WHAT NEEDS TO BE DONE:
Scan the listing and work out how many lines contain the word "that". Nothing but the number should be given.

GIVEN MATERIAL:
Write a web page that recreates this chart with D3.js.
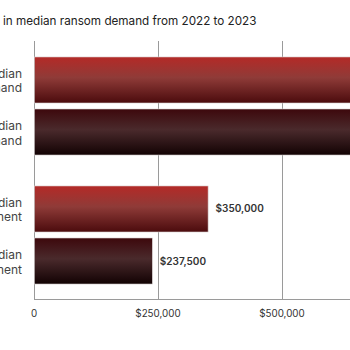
<!DOCTYPE html>
<html>
<head>
<meta charset="utf-8">
<script src="https://cdn.jsdelivr.net/npm/d3@7"></script>
<style>
  body { margin: 0; background: #fff; }
  svg { display: block; font-family: Inter, "Open Sans", sans-serif; }
</style>
</head>
<body>
<div id="chart"></div>
<script>
// data
const groups = ["demand", "payment"];
const years = ["2022", "2023"];
const labels = {
  demand: ["median", "ransom demand"],
  payment: ["median", "ransom payment"]
};
const demandValues = [750000, 950000];
const paymentValues = [350000, 237500];
const tickValues = [0, 250000, 500000];
const titleText = "Change in median ransom demand from 2022 to 2023";

const width = 350, height = 350;

const svg = d3.select("#chart")
  .append("svg")
  .attr("width", width)
  .attr("height", height);

// gradients
const defs = svg.append("defs");
const grads = {
  "2022": [["0%", "#b42a27"], ["45%", "#8f3b38"], ["100%", "#4b0b0d"]],
  "2023": [["0%", "#3d080c"], ["45%", "#4a2a2c"], ["100%", "#120203"]]
};
Object.entries(grads).forEach(([k, stops]) => {
  const g = defs.append("linearGradient")
    .attr("id", "g" + k)
    .attr("x1", 0).attr("y1", 0).attr("x2", 0).attr("y2", 1);
  stops.forEach(s => g.append("stop").attr("offset", s[0]).attr("stop-color", s[1]));
});

// scales
const x = d3.scaleLinear()
  .domain([0, 1000000])
  .range([34, 530]);

const y0 = d3.scaleBand()
  .domain(groups)
  .range([41.5, 299.5])
  .paddingInner(0.24)
  .paddingOuter(0.12);

const y1 = d3.scaleBand()
  .domain(years)
  .range([0, y0.bandwidth()])
  .paddingInner(6 / 52);

// grid
svg.append("g")
  .selectAll("line")
  .data(tickValues)
  .join("line")
  .attr("x1", d => x(d) + 0.5)
  .attr("x2", d => x(d) + 0.5)
  .attr("y1", 41)
  .attr("y2", 299.5)
  .attr("stroke", "#9a9a9a")
  .attr("stroke-width", 1);

svg.append("line")
  .attr("x1", x(0)).attr("x2", width)
  .attr("y1", 299.5).attr("y2", 299.5)
  .attr("stroke", "#9a9a9a");

// x axis labels
svg.append("g")
  .selectAll("text")
  .data(tickValues)
  .join("text")
  .attr("x", d => x(d))
  .attr("y", 317)
  .attr("text-anchor", "middle")
  .attr("font-size", 9.8)
  .attr("fill", "#333")
  .text(d => d === 0 ? "0" : "$" + d3.format(",")(d));

// bars
const rows = [];
groups.forEach(g => {
  const vals = g === "demand" ? demandValues : paymentValues;
  years.forEach((yr, i) => rows.push({ group: g, year: yr, value: vals[i] }));
});

svg.append("g")
  .selectAll("rect")
  .data(rows)
  .join("rect")
  .attr("x", x(0) + 0.5)
  .attr("y", d => y0(d.group) + y1(d.year))
  .attr("width", d => x(d.value) - x(0))
  .attr("height", y1.bandwidth())
  .attr("fill", d => "url(#g" + d.year + ")")
  .attr("stroke", "#d8d0d0")
  .attr("stroke-width", 0.6);

// value labels (only those that fall inside the view)
svg.append("g")
  .selectAll("text")
  .data(rows.filter(d => x(d.value) + 60 < width))
  .join("text")
  .attr("x", d => x(d.value) + 8)
  .attr("y", d => y0(d.group) + y1(d.year) + y1.bandwidth() / 2)
  .attr("dy", "0.35em")
  .attr("font-size", 10)
  .attr("font-weight", 600)
  .attr("fill", "#333")
  .text(d => "$" + d3.format(",")(d.value));

// category labels
const catG = svg.append("g");
rows.forEach(d => {
  const cy = y0(d.group) + y1(d.year) + y1.bandwidth() / 2;
  const t = catG.append("text")
    .attr("text-anchor", "end")
    .attr("font-size", 12)
    .attr("fill", "#444");
  t.append("tspan").attr("x", 22).attr("y", cy - 2).text(d.year + " " + labels[d.group][0]);
  t.append("tspan").attr("x", 22).attr("y", cy + 12.5).text(labels[d.group][1]);
});

// title, cropped on the left
const title = svg.append("text")
  .attr("y", 25)
  .attr("font-size", 11.7)
  .attr("fill", "#222");
const first = title.append("tspan").text("Change ");
title.append("tspan").text(titleText.slice(7));
title.attr("x", 3 - first.node().getComputedTextLength());
</script>
</body>
</html>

EXERCISE RESULT:
2